In Jimmy Higgins, Aileen Kraditor tells us that
The process of ideological self-delusion takes place below the level of consciousness where “free and deliberate choice” occurs…Those who have never been ideologically self-brainwashed will never comprehend the nature of ideology until they understand how millions of intelligent and generally decent people – including themselves – can fall prey to it…In people possessed by an ideology, the need for what the ideology offers is so strong that it determines what they accept as evidence. Facts and logic can never make them change their fundamental worldview so long as the need for it remains as the organizing principle of their personalities.
Reading Jimmy Higgins, I see what it was that evoked Horowitz’s empathy for Kraitor. Not only does she nail the quintessential mindset of the ordinary Communist loyalist, arriving at the same conclusions as Horowitz, but one sees in her lavishly-detailed rendition of the fictional composite Jimmy Higgins an ideological portrait of Horowitz’s parents as he described them in his 1996 memoir, Radical Son.

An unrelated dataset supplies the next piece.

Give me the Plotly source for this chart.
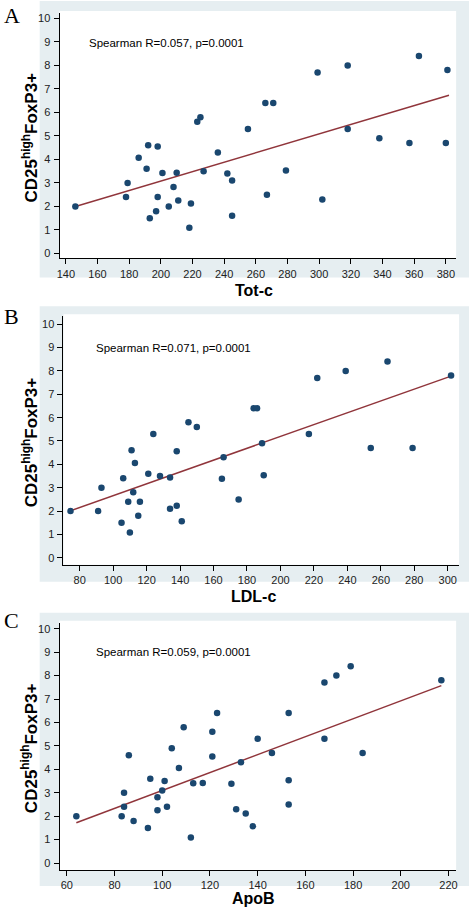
import plotly.graph_objects as go

W, H = 472, 910

# ---------------- data ----------------
totc_x = [299, 318, 363, 381, 266, 271, 223, 225, 255, 318, 338, 357, 380, 192, 198, 236, 186,
          191, 201, 210, 227, 242, 245, 279, 179, 208, 178, 198, 211, 219, 267, 302, 146, 205,
          197, 193, 245, 218]
totc_y = [7.7, 8.0, 8.4, 7.8, 6.4, 6.4, 5.6, 5.8, 5.3, 5.3, 4.9, 4.7, 4.7, 4.6, 4.55, 4.3, 4.07,
          3.6, 3.42, 3.43, 3.5, 3.4, 3.1, 3.53, 3.0, 2.83, 2.4, 2.4, 2.25, 2.13, 2.5, 2.3, 2.0, 2.0,
          1.8, 1.5, 1.6, 1.1]
totc_fit_x = [145, 382]
totc_fit_y = [1.98, 6.73]

ldl_x = [264, 239, 222, 302, 184, 186, 145, 150, 124, 217, 189, 254, 279, 111, 138, 166,
         113, 121, 106, 128, 134, 165, 190, 93, 112, 109, 116, 175, 134, 138, 74.5, 91, 115,
         105, 141, 110]
ldl_y = [8.4, 8.0, 7.7, 7.8, 6.4, 6.4, 5.8, 5.6, 5.3, 5.3, 4.9, 4.7, 4.7, 4.6, 4.56, 4.3,
         4.06, 3.6, 3.41, 3.5, 3.44, 3.38, 3.53, 3.0, 2.81, 2.4, 2.4, 2.5, 2.1, 2.23, 2.0, 2.0,
         1.8, 1.5, 1.56, 1.08]
ldl_fit_x = [74, 302]
ldl_fit_y = [2.0, 7.78]

apob_x = [179, 173, 168, 217, 123, 153, 109, 121, 140, 168, 104, 146, 184, 86, 121,
          133, 107, 95, 101, 113, 117, 129, 153, 84, 100, 98, 84, 102, 98, 131, 135, 153,
          64, 83, 88, 94, 138, 112]
apob_y = [8.4, 8.0, 7.7, 7.8, 6.4, 6.4, 5.8, 5.6, 5.3, 5.3, 4.9, 4.7, 4.7, 4.6, 4.55,
          4.3, 4.06, 3.6, 3.5, 3.41, 3.42, 3.38, 3.53, 3.0, 3.1, 2.81, 2.4, 2.4, 2.25, 2.3,
          2.12, 2.5, 2.0, 2.0, 1.8, 1.5, 1.57, 1.09]
apob_fit_x = [64, 217]
apob_fit_y = [1.72, 7.57]

y_ticks = list(range(0, 11))
totc_ticks = list(range(140, 381, 20))
ldl_ticks = list(range(80, 301, 20))
apob_ticks = list(range(60, 221, 20))

panel_letters = ["A", "B", "C"]
x_titles = ["Tot-c", "LDL-c", "ApoB"]
y_title = "CD25<sup>high</sup>FoxP3+"
spearman = ["Spearman R=0.057, p=0.0001", "Spearman R=0.071, p=0.0001", "Spearman R=0.059, p=0.0001"]

# ---------------- layout geometry (pixels) ----------------
def px_x(p):
    return p / W

def px_y(p):
    return 1 - p / H

panels = [
    dict(x=totc_x, y=totc_y, fx=totc_fit_x, fy=totc_fit_y, ticks=totc_ticks,
         xdom=(57, 457), ydom=(258, 12), xr=[136.0, 386.5], yr=[-0.21, 10.23],
         gray=(0, 277), txt=(153.6, 8.95), letter_y=15, xt_y=290),
    dict(x=ldl_x, y=ldl_y, fx=ldl_fit_x, fy=ldl_fit_y, ticks=ldl_ticks,
         xdom=(61, 460), ydom=(565, 316), xr=[70.3, 306.8], yr=[-0.30, 10.34],
         gray=(306, 582), txt=(88.7, 9.0), letter_y=316, xt_y=597),
    dict(x=apob_x, y=apob_y, fx=apob_fit_x, fy=apob_fit_y, ticks=apob_ticks,
         xdom=(57, 457), ydom=(871, 623), xr=[56.95, 223.2], yr=[-0.30, 10.26],
         gray=(613, 887), txt=(71.5, 9.0), letter_y=621, xt_y=899),
]

NAVY = "#1a476f"
MAROON = "#90353b"
GRAY = "#e6eef1"
FONT = "Liberation Sans, Arial, sans-serif"

fig = go.Figure()
shapes = []
annotations = []
layout = {}

for i, p in enumerate(panels):
    n = "" if i == 0 else str(i + 1)
    xa, ya = "x" + n, "y" + n
    fig.add_trace(go.Scatter(x=p["fx"], y=p["fy"], mode="lines",
                             line=dict(color=MAROON, width=1.5),
                             xaxis=xa, yaxis=ya, showlegend=False, hoverinfo="skip"))
    fig.add_trace(go.Scatter(x=p["x"], y=p["y"], mode="markers",
                             marker=dict(color=NAVY, size=6.5, line=dict(width=0)),
                             xaxis=xa, yaxis=ya, showlegend=False))
    layout["xaxis" + n] = dict(
        domain=[px_x(p["xdom"][0]), px_x(p["xdom"][1])], range=p["xr"],
        anchor=ya, tickmode="array", tickvals=p["ticks"],
        showgrid=False, zeroline=False, showline=True, linecolor="black", linewidth=1,
        ticks="outside", ticklen=5, tickwidth=1, tickcolor="black",
        tickfont=dict(family=FONT, size=11, color="#222"))
    layout["yaxis" + n] = dict(
        domain=[px_y(p["ydom"][0]), px_y(p["ydom"][1])], range=p["yr"],
        anchor=xa, tickmode="array", tickvals=y_ticks,
        showgrid=False, zeroline=False, showline=True, linecolor="black", linewidth=1,
        ticks="outside", ticklen=5, tickwidth=1, tickcolor="black",
        ticklabelstandoff=1,
        tickfont=dict(family=FONT, size=11, color="#222"))
    # gray graph region
    shapes.append(dict(type="rect", xref="paper", yref="paper", layer="below",
                       x0=px_x(37), x1=px_x(470), y0=px_y(p["gray"][1]), y1=px_y(p["gray"][0]),
                       fillcolor=GRAY, line=dict(width=0)))
    # white plot region
    shapes.append(dict(type="rect", xref="paper", yref="paper", layer="below",
                       x0=px_x(p["xdom"][0]), x1=px_x(p["xdom"][1]),
                       y0=px_y(p["ydom"][0]), y1=px_y(p["ydom"][1] - 2),
                       fillcolor="white", line=dict(width=0)))
    # Spearman annotation
    annotations.append(dict(x=p["txt"][0], y=p["txt"][1], xref=xa, yref=ya,
                            text=spearman[i], showarrow=False, xanchor="left", yanchor="middle",
                            font=dict(family=FONT, size=11.5, color="black")))
    # y title
    yc = (p["ydom"][0] + p["ydom"][1]) / 2 + 2
    annotations.append(dict(x=px_x(27), y=px_y(yc), xref="paper", yref="paper",
                            text="<b>" + y_title + "</b>", textangle=-90, showarrow=False,
                            xanchor="center", yanchor="middle",
                            font=dict(family=FONT, size=17, color="black")))
    # x title
    annotations.append(dict(x=px_x(253), y=px_y(p["xt_y"]), xref="paper", yref="paper",
                            text="<b>" + x_titles[i] + "</b>", showarrow=False,
                            xanchor="center", yanchor="middle", borderpad=0,
                            font=dict(family=FONT, size=16, color="black")))
    # panel letter
    annotations.append(dict(x=px_x(9), y=px_y(p["letter_y"]), xref="paper", yref="paper",
                            text=panel_letters[i], showarrow=False,
                            xanchor="center", yanchor="middle",
                            font=dict(family="Liberation Serif, Times New Roman, serif", size=22, color="black")))

fig.update_layout(
    width=W, height=H, margin=dict(l=0, r=0, t=0, b=0),
    paper_bgcolor="white", plot_bgcolor="rgba(0,0,0,0)",
    shapes=shapes, annotations=annotations, **layout)

fig.write_html("out.html", config={"displayModeBar": False},
               post_script="document.body.style.margin='0px';document.body.style.overflow='hidden';")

It saddens me that Kraditor’s scholarly and profoundly insightful book, clearly a labor driven by the kind of prophetic zeal only former victims can really understand, has been lost to the mists of time. It is a comfort to know, however, that her name and mission live on in David Horowitz’s The Black Book of the Left series. There should be an honorific form of the normally pejorative “fellow travelers” to describe those who escaped from the ideological gulag. We may never really understand what it is like to live there, or what it takes to make the break away from its confines, but harkening attentively to those who’ve known slavery and freedom both is our duty, and in the case of David Horowitz’s The Black of the Left series, a richly rewarding pleasure, enhanced by the knowledge that there are many more volumes in the series to come.